What makes a white rhino?
- Both males and females of the species have two horns, with the longest at the front. These are used in defence against rival rhinos and predators.
- The broad square-shaped upper lip comes in handy for cropping large quantities of grasses.
- The white rhino has a pronounced shoulder hump of muscle and a thick neck to support its massive head, which is lowered for grazing for much of the day.
- Don’t be fooled by the name – a white rhino’s nearly hairless skin is slate-grey to yellow-brown in colour, not white.
- The largest rhinoceros species, a male white rhino weighs in at 2.3 tonnes and reaches 3.7-4 metres from head to tail, while females are slightly smaller at 1.7 tonnes and 3.4-3.65 metres in length.
Look out for these distinguishing features in our white rhino herd when you visit ZSL Whipsnade Zoo.
Rhinos under threat
Rhino horns are made of densely packed, tiny tubes of keratin (a protein that fingernails and hair are made of).
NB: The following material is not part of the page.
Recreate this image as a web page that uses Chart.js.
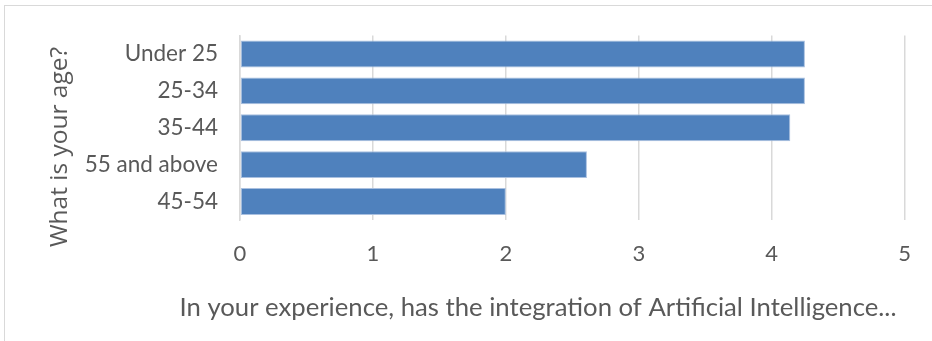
<!DOCTYPE html>
<html>
<head>
<meta charset="utf-8">
<script src="https://cdn.jsdelivr.net/npm/chart.js@4.4.1/dist/chart.umd.min.js"></script>
<style>
  html, body { margin: 0; padding: 0; background: #fff; }
  #wrap { position: relative; width: 932px; height: 341px; overflow: hidden; }
  #frame { position: absolute; left: 4px; top: 5px; width: 940px; height: 345px; border: 1px solid #D9D9D9; box-sizing: border-box; }
  canvas { position: absolute; left: 0; top: 0; }
</style>
</head>
<body>
<div id="wrap">
  <div id="frame"></div>
  <canvas id="c" width="932" height="341"></canvas>
</div>
<script>
// Age groups and their average rating
const ageGroups = ['Under 25', '25-34', '35-44', '55 and above', '45-54'];
const ratings = [4.25, 4.25, 4.14, 2.61, 2.0];
const xTicks = [0, 1, 2, 3, 4, 5];

const yTitle = 'What is your age?';
const xTitle = 'In your experience, has the integration of Artificial Intelligence...';

const textColor = '#595959';
const gridColor = '#D9D9D9';

// Axis titles are placed relative to the whole chart box, not the plot area
const axisTitles = {
  id: 'axisTitles',
  afterDraw(chart) {
    const ctx = chart.ctx;
    ctx.save();
    ctx.fillStyle = textColor;
    ctx.textAlign = 'center';
    ctx.textBaseline = 'middle';
    ctx.font = '25.7px Lato';
    ctx.fillText(xTitle, 538, 308);
    ctx.translate(60, 147);
    ctx.rotate(-Math.PI / 2);
    ctx.font = '24.5px "Open Sans"';
    ctx.fillText(yTitle, 0, 0);
    ctx.restore();
  }
};

new Chart(document.getElementById('c'), {
  type: 'bar',
  data: {
    labels: ageGroups,
    datasets: [{
      data: ratings,
      backgroundColor: '#4F81BD',
      borderColor: '#A9C0E0',
      borderWidth: 1,
      borderSkipped: false,
      barPercentage: 0.73,
      categoryPercentage: 1.0
    }]
  },
  options: {
    indexAxis: 'y',
    responsive: false,
    animation: false,
    layout: { padding: { left: 17, top: 35, right: 24, bottom: 17 } },
    plugins: { legend: { display: false }, tooltip: { enabled: false } },
    scales: {
      x: {
        min: xTicks[0],
        max: xTicks[xTicks.length - 1],
        afterBuildTicks: (s) => { s.ticks = xTicks.map(v => ({ value: v })); },
        grid: { color: gridColor, lineWidth: 1.5, drawTicks: false },
        border: { display: false },
        ticks: { color: textColor, padding: 21, font: { family: 'Lato', size: 22 } },
        afterFit: (s) => { s.height = 104; }
      },
      y: {
        grid: { display: false, drawTicks: false },
        border: { display: true, color: gridColor, width: 1.5 },
        ticks: { color: textColor, padding: 22, font: { family: 'Lato', size: 22.5 } },
        afterFit: (s) => { s.width = 223; }
      }
    }
  },
  plugins: [axisTitles]
});
</script>
</body>
</html>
And, like nails and hair, they grow back if they are cut off. The dark core of the horn is strengthened by calcium and melanin. The horns are used in traditional medicine in Asia and also to make dagger handles in the Middle East, and poaching for rhino horn is a huge problem.
Rhino horn is worth more, by weight, than either gold or diamonds. In recent years the impact of illicit wildlife trade (IWT) on species like the rhino has reached unprecedented levels.
ZSL is working to tackle to illegal willdife trade. Our conservation teams use community engagement, patrol techniques, training and technology to protect rhinos and tackle wildlife crime.